Directions: Copy exactly, and only, the lines between the start of the entries below and the line containing "(12,5) rectangle (613,411);", both inclusive. Omit pictures.

[Records excerpted from a collection]

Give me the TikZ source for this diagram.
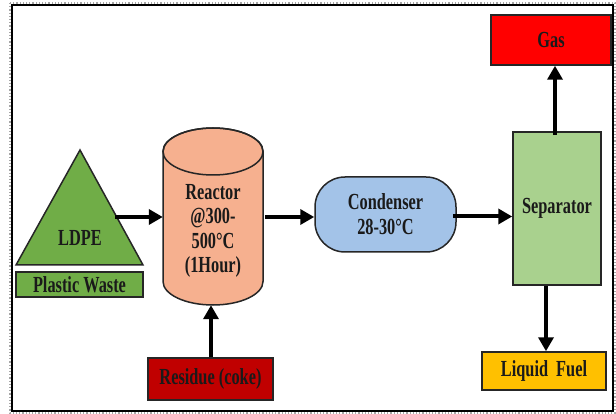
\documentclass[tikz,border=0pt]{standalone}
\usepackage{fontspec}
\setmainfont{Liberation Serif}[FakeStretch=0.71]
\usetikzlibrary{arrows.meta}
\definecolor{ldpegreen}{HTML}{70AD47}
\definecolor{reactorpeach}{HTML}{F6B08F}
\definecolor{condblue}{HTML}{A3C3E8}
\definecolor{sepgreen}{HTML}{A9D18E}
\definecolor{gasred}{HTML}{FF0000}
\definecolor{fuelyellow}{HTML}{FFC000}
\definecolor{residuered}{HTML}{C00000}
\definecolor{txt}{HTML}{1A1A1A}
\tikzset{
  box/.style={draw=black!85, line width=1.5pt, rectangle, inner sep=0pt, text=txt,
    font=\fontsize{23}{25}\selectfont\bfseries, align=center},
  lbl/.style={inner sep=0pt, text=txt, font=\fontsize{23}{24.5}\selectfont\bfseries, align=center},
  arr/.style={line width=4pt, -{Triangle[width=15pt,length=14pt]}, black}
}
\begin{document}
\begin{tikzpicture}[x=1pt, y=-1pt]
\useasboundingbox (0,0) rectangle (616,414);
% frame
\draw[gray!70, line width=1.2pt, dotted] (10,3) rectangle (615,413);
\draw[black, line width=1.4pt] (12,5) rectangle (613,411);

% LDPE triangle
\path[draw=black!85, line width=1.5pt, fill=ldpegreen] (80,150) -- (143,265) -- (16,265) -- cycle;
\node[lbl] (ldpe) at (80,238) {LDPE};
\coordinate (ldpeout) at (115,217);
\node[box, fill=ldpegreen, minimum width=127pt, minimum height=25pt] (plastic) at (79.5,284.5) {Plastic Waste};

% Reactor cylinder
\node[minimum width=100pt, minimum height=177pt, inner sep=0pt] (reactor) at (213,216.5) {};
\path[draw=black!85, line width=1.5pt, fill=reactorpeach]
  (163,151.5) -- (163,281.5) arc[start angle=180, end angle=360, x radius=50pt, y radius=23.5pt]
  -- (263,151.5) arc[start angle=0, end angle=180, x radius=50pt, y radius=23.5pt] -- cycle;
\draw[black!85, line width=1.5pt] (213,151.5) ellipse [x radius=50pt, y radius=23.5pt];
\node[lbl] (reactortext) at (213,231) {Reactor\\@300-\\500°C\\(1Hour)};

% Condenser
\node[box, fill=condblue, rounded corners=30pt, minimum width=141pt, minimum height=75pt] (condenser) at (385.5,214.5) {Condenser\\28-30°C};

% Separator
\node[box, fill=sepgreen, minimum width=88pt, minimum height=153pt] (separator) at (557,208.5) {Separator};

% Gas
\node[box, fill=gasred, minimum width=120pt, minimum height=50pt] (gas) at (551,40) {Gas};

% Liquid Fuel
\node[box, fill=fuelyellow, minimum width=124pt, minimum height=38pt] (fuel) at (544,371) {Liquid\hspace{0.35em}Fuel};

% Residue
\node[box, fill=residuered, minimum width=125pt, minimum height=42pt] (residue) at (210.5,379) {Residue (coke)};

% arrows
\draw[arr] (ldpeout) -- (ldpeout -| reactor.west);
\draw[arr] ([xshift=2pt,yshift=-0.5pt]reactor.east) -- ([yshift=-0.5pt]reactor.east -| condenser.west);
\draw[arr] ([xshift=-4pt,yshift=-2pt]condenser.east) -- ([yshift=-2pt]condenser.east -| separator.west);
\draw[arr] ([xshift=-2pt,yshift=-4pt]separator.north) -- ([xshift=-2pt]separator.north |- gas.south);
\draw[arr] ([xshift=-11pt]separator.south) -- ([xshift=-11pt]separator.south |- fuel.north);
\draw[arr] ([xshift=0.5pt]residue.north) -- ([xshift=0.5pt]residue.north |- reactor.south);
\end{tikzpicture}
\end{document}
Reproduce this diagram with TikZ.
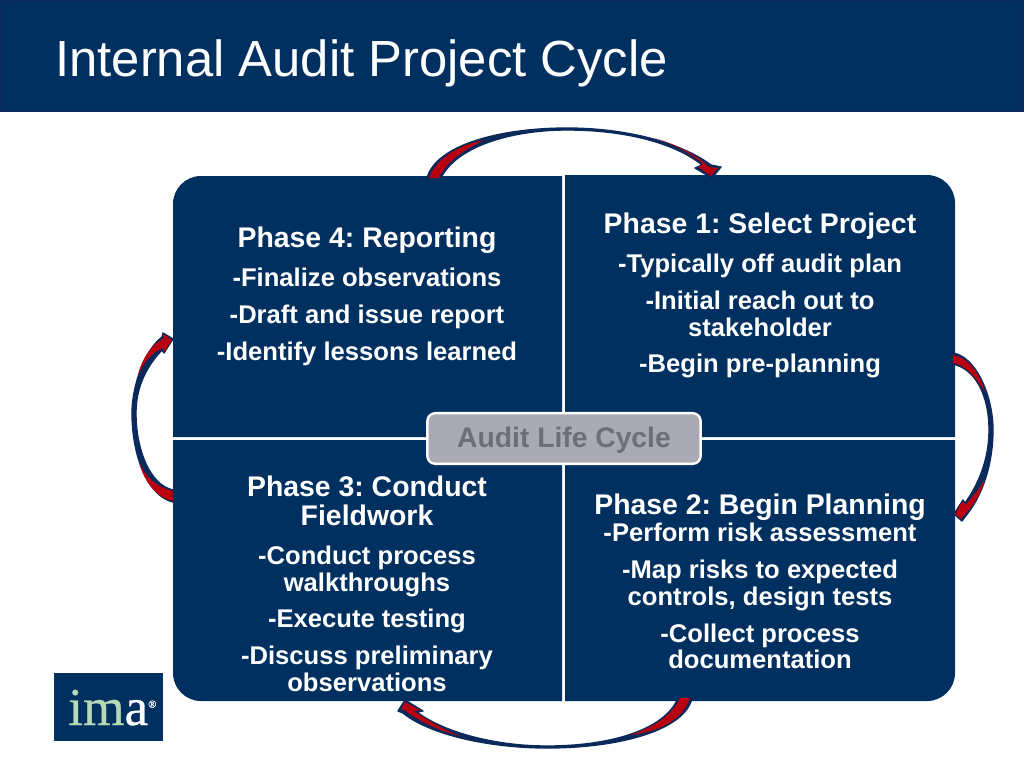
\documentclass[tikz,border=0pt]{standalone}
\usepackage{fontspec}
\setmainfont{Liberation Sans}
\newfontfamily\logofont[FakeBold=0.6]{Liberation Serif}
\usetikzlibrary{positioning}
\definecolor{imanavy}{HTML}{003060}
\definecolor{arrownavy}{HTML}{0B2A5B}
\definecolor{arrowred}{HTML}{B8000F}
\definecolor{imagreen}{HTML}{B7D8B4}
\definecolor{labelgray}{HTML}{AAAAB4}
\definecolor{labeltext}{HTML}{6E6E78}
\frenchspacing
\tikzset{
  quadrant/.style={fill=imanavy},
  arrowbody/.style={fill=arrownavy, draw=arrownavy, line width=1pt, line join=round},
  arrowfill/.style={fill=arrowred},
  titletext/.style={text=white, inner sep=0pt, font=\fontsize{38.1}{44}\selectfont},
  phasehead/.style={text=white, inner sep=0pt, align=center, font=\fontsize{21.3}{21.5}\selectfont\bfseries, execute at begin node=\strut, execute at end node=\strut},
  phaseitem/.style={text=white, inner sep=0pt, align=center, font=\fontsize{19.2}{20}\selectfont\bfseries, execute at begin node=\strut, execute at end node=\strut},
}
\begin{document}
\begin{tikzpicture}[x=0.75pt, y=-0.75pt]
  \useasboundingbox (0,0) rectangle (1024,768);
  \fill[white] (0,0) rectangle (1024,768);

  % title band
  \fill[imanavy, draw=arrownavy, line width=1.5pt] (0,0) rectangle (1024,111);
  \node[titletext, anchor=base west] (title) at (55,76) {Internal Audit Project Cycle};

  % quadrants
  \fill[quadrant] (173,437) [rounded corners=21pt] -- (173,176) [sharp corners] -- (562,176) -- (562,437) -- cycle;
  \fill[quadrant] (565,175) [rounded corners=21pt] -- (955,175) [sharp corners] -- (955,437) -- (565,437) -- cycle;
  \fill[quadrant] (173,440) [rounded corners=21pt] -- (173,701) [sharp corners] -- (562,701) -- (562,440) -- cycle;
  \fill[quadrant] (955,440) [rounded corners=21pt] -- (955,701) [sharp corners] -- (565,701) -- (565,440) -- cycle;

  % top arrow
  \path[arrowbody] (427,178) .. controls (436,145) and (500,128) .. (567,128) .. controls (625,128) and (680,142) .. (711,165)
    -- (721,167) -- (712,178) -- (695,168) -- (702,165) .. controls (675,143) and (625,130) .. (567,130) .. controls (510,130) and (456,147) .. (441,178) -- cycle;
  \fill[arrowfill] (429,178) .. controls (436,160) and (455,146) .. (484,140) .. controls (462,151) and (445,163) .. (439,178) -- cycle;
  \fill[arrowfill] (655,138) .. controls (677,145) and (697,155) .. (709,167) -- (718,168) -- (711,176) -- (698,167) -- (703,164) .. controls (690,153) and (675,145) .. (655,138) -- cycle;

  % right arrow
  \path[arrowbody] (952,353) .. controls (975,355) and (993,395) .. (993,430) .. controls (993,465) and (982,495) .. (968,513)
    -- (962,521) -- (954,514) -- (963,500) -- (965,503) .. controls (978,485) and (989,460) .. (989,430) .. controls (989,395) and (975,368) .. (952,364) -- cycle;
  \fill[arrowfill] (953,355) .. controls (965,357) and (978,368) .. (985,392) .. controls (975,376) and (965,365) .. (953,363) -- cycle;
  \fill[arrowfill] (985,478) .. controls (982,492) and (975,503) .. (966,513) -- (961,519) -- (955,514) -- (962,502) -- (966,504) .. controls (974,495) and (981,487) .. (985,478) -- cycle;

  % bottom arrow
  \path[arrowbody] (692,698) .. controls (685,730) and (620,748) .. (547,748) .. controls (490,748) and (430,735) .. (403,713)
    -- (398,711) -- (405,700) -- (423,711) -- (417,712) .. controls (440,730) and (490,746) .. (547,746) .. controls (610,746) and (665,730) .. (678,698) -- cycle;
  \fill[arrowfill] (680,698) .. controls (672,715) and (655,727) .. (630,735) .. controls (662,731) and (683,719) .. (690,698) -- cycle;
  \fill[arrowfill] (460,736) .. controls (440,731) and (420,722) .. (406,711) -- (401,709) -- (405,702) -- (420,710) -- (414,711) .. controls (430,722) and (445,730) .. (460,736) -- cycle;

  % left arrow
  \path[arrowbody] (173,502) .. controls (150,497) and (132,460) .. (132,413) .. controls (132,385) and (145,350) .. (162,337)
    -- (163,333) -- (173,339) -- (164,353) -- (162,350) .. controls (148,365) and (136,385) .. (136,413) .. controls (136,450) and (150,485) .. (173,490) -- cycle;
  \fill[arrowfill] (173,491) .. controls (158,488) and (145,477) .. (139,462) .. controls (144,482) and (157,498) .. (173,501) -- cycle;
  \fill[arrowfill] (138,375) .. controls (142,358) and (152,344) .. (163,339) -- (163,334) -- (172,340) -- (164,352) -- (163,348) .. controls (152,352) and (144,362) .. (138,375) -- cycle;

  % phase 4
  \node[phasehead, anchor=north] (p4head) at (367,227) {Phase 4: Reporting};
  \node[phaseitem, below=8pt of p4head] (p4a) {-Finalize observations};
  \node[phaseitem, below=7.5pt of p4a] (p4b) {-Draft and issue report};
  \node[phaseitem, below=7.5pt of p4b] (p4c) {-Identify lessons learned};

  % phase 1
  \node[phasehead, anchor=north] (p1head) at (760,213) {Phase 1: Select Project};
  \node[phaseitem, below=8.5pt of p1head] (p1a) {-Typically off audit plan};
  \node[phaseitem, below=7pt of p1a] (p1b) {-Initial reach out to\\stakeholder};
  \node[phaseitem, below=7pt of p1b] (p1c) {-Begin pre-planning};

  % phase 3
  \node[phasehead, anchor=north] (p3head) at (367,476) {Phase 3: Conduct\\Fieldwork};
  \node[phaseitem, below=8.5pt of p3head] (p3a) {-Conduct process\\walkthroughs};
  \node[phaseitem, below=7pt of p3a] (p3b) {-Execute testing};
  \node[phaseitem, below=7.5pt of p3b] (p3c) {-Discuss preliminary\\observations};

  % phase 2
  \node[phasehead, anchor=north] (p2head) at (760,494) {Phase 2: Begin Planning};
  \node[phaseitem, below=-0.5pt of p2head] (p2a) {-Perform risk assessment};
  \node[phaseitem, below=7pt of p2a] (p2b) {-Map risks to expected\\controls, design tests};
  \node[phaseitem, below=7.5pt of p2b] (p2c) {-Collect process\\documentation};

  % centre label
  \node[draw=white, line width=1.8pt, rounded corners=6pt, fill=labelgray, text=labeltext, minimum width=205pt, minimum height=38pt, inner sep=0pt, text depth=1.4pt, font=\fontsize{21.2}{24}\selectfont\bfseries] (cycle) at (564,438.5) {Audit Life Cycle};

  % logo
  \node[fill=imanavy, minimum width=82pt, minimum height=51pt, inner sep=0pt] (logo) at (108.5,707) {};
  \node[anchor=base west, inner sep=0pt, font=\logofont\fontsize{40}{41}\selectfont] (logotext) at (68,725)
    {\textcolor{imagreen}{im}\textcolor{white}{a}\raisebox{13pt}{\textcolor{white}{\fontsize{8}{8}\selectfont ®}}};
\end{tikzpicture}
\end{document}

Solution to the problem:
Give me the TikZ source for this diagram.
\documentclass[tikz,border=0pt]{standalone}
\usepackage{fontspec}
\setmainfont{Liberation Serif}[FakeStretch=0.71]
\usetikzlibrary{arrows.meta}
\definecolor{ldpegreen}{HTML}{70AD47}
\definecolor{reactorpeach}{HTML}{F6B08F}
\definecolor{condblue}{HTML}{A3C3E8}
\definecolor{sepgreen}{HTML}{A9D18E}
\definecolor{gasred}{HTML}{FF0000}
\definecolor{fuelyellow}{HTML}{FFC000}
\definecolor{residuered}{HTML}{C00000}
\definecolor{txt}{HTML}{1A1A1A}
\tikzset{
  box/.style={draw=black!85, line width=1.5pt, rectangle, inner sep=0pt, text=txt,
    font=\fontsize{23}{25}\selectfont\bfseries, align=center},
  lbl/.style={inner sep=0pt, text=txt, font=\fontsize{23}{24.5}\selectfont\bfseries, align=center},
  arr/.style={line width=4pt, -{Triangle[width=15pt,length=14pt]}, black}
}
\begin{document}
\begin{tikzpicture}[x=1pt, y=-1pt]
\useasboundingbox (0,0) rectangle (616,414);
% frame
\draw[gray!70, line width=1.2pt, dotted] (10,3) rectangle (615,413);
\draw[black, line width=1.4pt] (12,5) rectangle (613,411);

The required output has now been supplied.